Pods creation in TKGi cluster is failing with error:
Failed to create pod sandbox: rpc error: code = Unknown desc = failed to set up sandbox container "a4175113f32a5c4733ac87676f0bedc878a0333ac8c83b329af39c9ae8b91a50" network for pod "example-deployment-rijen-9c8fbb69c-tmrr5": networkPlugin cni failed to set up pod "example-deployment-rijen-9c8fbb69c-tmrr5_default" network: netplugin failed with no error message
In the /var/vcap/sys/log/ncp/ncp.stdout.log file, you see entries similar to:
No logical port found for node 4e17923a-ccb3-4fb3-b893-fbc841e472ca and Failed to get node vif or TN ID for node 4e17923a-ccb3-4fb3-b893-fbc841e472ca in cluster pks-2a19cbb1-fdcd-4d7c-a006-859c05ec5b90
When you run the below command, you see multiple worker nodes Hyperbus status shows Unhealthy:
bosh -d service-instance_<cluster_UUID> ssh worker -c "sudo /var/vcap/jobs/nsx-node-agent/bin/nsxcli -c get node-agent-hyperbus status" | grep -i unhealthy
When you check the logical ports for problematic nodes in the NSX-T Manager, you do not see bosh tag. (scope: bosh/id)

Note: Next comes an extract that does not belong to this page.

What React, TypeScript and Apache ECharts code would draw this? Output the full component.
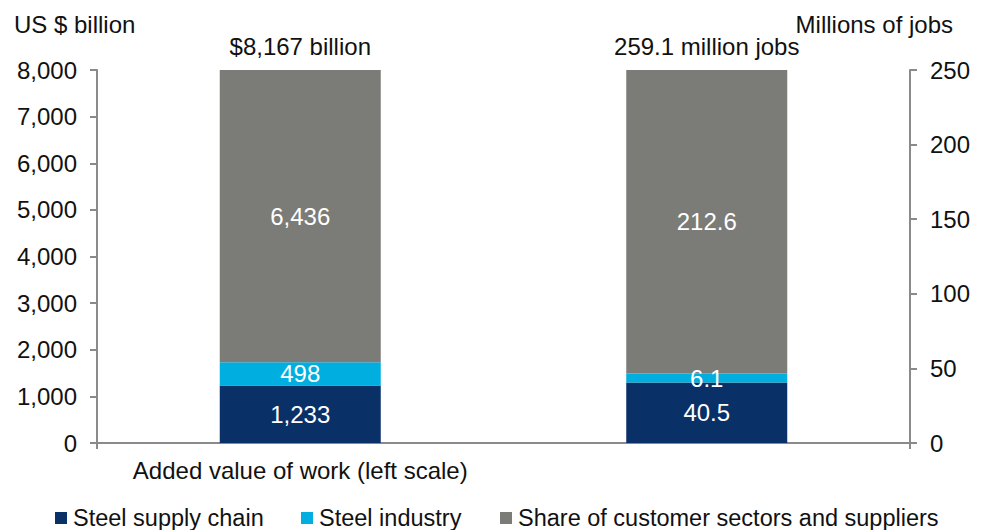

To resolve this issue, manually add the bosh ID tag on the worker node logical port.
Navigate to Logical Switch Ports tab on nsxmanager UI, and search for the vm CID of the problematic node.
Manually add the tag with the key as “bosh/id” and value collected from below steps.
use bosh vms to get the original bosh id, the UUID behind worker/ should be the bosh id
echo -n "${bosh_id}" | shasum -a 1 can get the sha value of bosh id, which is what we need for the tag value
Alternatively, you can try recreating the node which will create a new vm connected to new logical port with all the tags.